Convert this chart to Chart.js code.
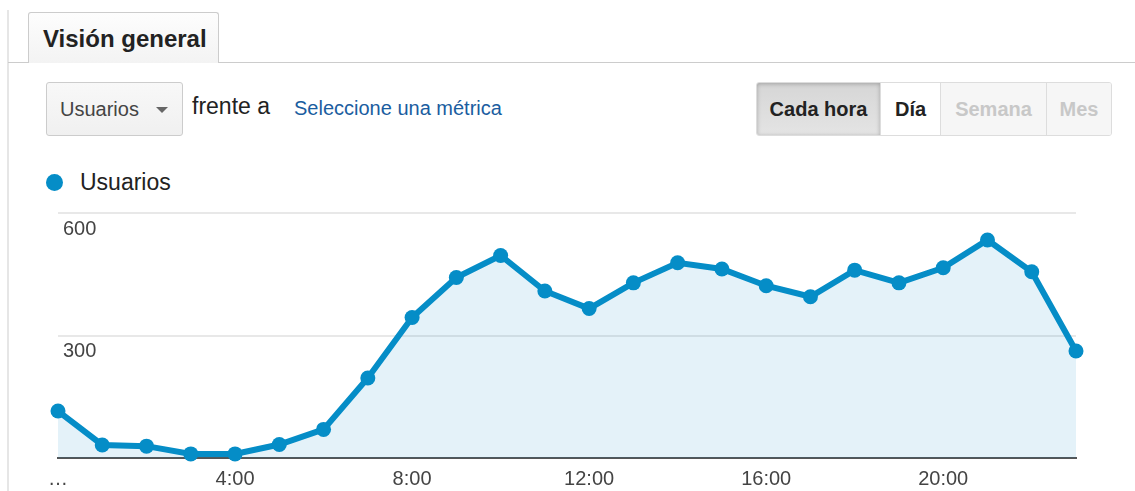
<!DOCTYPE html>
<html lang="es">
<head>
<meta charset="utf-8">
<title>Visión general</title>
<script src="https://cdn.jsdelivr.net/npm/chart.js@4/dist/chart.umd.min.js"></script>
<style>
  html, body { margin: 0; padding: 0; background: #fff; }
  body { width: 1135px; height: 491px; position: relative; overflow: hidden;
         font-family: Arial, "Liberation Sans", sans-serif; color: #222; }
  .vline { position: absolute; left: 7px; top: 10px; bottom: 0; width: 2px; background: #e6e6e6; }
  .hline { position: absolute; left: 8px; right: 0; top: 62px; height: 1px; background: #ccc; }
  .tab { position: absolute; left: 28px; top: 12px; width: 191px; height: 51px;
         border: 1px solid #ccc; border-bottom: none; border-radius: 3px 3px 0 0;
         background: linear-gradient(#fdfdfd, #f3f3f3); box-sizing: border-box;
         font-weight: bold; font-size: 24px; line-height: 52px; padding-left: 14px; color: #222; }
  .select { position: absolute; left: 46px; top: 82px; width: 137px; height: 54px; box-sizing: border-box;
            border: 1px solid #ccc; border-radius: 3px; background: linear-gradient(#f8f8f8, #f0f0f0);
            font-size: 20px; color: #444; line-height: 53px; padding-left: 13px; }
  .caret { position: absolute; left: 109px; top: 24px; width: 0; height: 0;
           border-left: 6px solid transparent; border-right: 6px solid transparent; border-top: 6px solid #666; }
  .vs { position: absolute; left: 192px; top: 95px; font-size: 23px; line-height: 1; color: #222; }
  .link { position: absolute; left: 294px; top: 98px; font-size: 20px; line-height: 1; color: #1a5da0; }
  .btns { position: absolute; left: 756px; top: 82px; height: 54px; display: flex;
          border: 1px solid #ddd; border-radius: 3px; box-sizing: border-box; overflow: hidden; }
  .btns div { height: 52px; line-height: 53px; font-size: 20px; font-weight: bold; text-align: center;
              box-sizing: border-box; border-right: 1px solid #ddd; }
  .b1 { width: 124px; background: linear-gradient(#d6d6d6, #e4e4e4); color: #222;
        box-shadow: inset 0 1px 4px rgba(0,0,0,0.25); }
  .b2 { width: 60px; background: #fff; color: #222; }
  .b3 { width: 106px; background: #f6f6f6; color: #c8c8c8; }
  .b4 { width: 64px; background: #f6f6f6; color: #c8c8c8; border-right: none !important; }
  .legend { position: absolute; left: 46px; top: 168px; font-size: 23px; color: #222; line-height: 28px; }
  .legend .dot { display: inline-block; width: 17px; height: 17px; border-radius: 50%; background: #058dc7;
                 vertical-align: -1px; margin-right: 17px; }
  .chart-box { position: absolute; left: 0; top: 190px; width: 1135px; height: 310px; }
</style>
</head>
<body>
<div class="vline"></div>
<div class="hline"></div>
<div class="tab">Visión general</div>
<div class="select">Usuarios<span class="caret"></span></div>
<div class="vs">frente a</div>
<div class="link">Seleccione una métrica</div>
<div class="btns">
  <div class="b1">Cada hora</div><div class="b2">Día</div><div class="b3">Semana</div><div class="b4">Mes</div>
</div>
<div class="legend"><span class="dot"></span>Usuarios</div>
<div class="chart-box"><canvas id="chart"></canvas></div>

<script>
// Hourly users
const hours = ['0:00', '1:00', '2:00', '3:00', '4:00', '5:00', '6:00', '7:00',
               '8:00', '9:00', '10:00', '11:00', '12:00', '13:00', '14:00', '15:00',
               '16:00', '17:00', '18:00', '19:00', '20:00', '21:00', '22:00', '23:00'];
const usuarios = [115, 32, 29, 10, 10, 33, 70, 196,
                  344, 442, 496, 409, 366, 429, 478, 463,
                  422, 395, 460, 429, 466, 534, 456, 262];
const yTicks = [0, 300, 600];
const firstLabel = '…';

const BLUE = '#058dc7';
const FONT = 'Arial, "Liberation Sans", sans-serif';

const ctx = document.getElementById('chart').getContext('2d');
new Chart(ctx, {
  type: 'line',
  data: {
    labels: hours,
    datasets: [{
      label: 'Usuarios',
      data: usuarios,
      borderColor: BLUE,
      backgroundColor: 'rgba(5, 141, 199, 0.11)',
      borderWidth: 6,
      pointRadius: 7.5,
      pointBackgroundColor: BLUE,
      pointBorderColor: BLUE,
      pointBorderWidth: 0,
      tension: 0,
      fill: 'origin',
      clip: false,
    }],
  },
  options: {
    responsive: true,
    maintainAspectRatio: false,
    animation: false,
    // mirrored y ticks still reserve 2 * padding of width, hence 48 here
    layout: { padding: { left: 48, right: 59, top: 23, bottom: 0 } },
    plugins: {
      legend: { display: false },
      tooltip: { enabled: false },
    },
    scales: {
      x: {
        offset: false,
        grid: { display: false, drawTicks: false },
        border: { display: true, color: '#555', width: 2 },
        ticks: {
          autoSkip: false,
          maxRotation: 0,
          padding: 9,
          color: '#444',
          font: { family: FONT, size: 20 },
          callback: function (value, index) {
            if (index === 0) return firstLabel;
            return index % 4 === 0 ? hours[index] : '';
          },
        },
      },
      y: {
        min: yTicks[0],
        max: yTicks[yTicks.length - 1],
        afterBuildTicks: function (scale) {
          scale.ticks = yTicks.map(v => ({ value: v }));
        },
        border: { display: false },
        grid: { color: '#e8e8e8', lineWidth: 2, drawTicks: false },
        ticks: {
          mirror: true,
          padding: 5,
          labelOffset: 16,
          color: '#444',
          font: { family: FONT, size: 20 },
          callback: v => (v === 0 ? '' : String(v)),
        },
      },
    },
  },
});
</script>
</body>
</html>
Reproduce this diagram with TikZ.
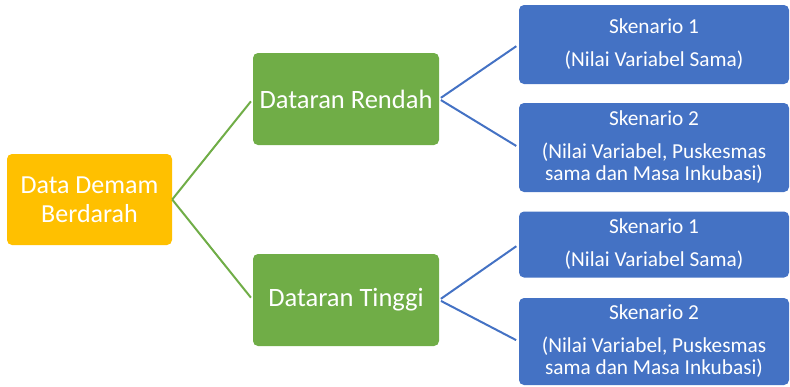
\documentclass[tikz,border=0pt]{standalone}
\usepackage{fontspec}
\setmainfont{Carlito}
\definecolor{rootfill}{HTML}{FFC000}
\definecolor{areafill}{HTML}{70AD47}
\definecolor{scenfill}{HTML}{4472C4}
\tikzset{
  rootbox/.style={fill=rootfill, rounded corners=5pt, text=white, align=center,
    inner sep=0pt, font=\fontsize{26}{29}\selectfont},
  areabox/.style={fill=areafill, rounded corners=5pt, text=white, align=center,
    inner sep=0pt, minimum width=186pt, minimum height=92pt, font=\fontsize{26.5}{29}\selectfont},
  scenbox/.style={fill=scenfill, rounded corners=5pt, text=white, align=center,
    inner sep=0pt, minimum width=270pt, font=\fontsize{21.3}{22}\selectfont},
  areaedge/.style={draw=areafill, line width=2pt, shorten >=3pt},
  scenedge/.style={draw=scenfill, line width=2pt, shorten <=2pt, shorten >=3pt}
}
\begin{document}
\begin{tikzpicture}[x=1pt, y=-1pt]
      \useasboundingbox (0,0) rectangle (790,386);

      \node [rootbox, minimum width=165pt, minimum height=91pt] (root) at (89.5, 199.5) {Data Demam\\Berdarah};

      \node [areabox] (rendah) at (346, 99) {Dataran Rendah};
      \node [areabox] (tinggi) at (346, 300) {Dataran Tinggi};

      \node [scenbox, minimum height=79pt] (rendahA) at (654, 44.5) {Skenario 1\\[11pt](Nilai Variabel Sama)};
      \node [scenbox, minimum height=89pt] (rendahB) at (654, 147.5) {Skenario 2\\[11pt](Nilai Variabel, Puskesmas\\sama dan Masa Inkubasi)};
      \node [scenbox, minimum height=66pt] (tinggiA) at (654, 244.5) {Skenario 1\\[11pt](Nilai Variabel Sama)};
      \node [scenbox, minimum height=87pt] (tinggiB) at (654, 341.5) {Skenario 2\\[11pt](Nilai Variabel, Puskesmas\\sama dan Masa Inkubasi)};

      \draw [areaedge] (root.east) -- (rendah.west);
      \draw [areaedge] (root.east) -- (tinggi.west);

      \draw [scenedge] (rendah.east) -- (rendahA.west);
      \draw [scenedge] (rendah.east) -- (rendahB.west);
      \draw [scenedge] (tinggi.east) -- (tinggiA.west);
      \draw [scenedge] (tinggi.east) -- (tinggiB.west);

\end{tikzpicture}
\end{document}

● What is required
Look through the listing above. Pick out each line with "this" and copy it.

● Reply to the exercise
Convert this chart to Chart.js code.
Reproduce this diagram with TikZ.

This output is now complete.